ABINGDON, Va. — While the coal issue drove higher Republican voter turnout and percentages in Virginia coal country, it wasn’t nearly enough to change Tuesday’s election outcome in the state.
According to unofficial vote totals released by the Virginia State Board of Elections after midnight, President Barack Obama had won the state with 50 percent of the vote to challenger Mitt Romney’s 48 percent.
Virginia, a swing state that wasn’t called until hours after Obama’s victory was announced, had faced a constant bombardment from both sides with ads and campaign events.
The large but largely rural region of Southwest Virginia, which relies on coal mining as a key economic driver, had received a lot of attention from the Romney-Ryan campaign with visits in the weeks leading up to the election.
The strategy, supporters said, was to drive higher turnout in areas with strong support, in hopes of bringing swing state Virginia back to the Republican side of the election equation this year. But it wasn’t enough.
In Virginia’s seven coalfield counties and one city, a total of 2,787 more people voted Tuesday than on Election Day in 2008. Overall, Romney gained 10,100 votes over the 2008 Republican total — a number that could have made a big difference if the Presidential race had been closer statewide.
Percentage-wise, Virginia’s coal region jumped from 61 percent Republican in the 2008 Presidential election to nearly 72 percent this year, with a similar trend reflected in some of the surrounding Southwest Virginia counties, which are tied to it economically.
The change was driven in part by a belief that Obama administration restrictions on air pollution and mining have drastically impacted the region’s economy, directly causing a downturn in the market for coal and leading to the layoff of thousands of workers.
By contrast, a Republican gain of less than one percentage point in the large, urbanized Northern Virginia county of Fairfax equaled a larger gain in terms of votes.
Based on the unofficial totals from the state board of elections, Fairfax County reported 29,636 fewer votes for the Republican candidate compared with 2008 and 56,409 fewer votes for Obama, for a net benefit to the Republican side of 26,773.
Still, Obama won Fairfax County by 82,592 votes — more than the total number of votes cast in Virginia’s coalfields.
In some ways, what happened in Virginia was similar to what happened all over the country Tuesday. Conservative voters may have been fired up about the perceived harm of Obama’s policies, but their anger wasn’t enough to defeat a larger Democratic trend.
In southwest Virginia, Republican Congressman Morgan Griffith, who unseated a revered longtime Democratic incumbent on coal issues in 2010, won re-election Tuesday over a new Democratic opponent by a margin of nearly two-to-one.
Griffith, who is to return to the U.S. House of Representatives for a second term, has spent his first as a member of the House’s vocal Republican majority.
The outcome of Virginia’s U.S. Senate race, meanwhile, helped the Democrats to retain control of the Senate as they have the White House. In a close race, former Democratic Gov. Tim Kaine defeated former Republican Gov. George Allen, keeping the seat in Democratic hands.

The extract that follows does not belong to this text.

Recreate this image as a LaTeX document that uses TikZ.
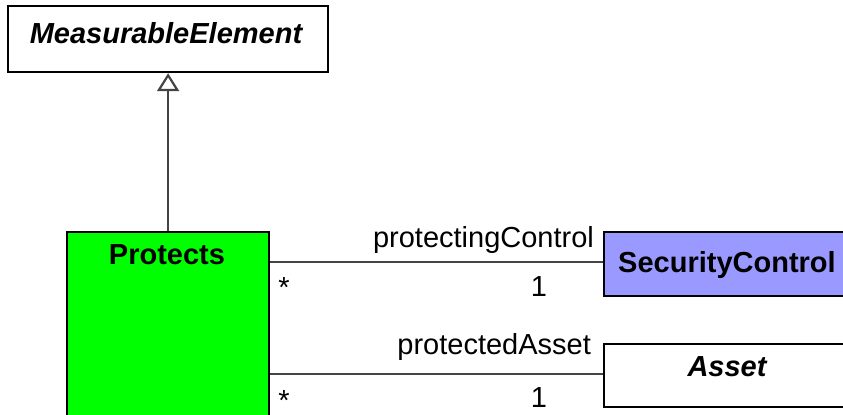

Really, not much changed on Tuesday: The nation, like Virginia, remains divided along regional, demographic and ideological lines.
While Obama’s supporters view the President’s agenda as a way forward, others — like those in coal country who turned out in significant numbers Tuesday to vote against him — have already started to talk about preparing for the worst.
And while the pundits speculate on whether the election outcome will mean continued political gridlock or a new opportunity for compromise, the people in coal country and elsewhere remain every bit as worried about the issue at hand: their economic future.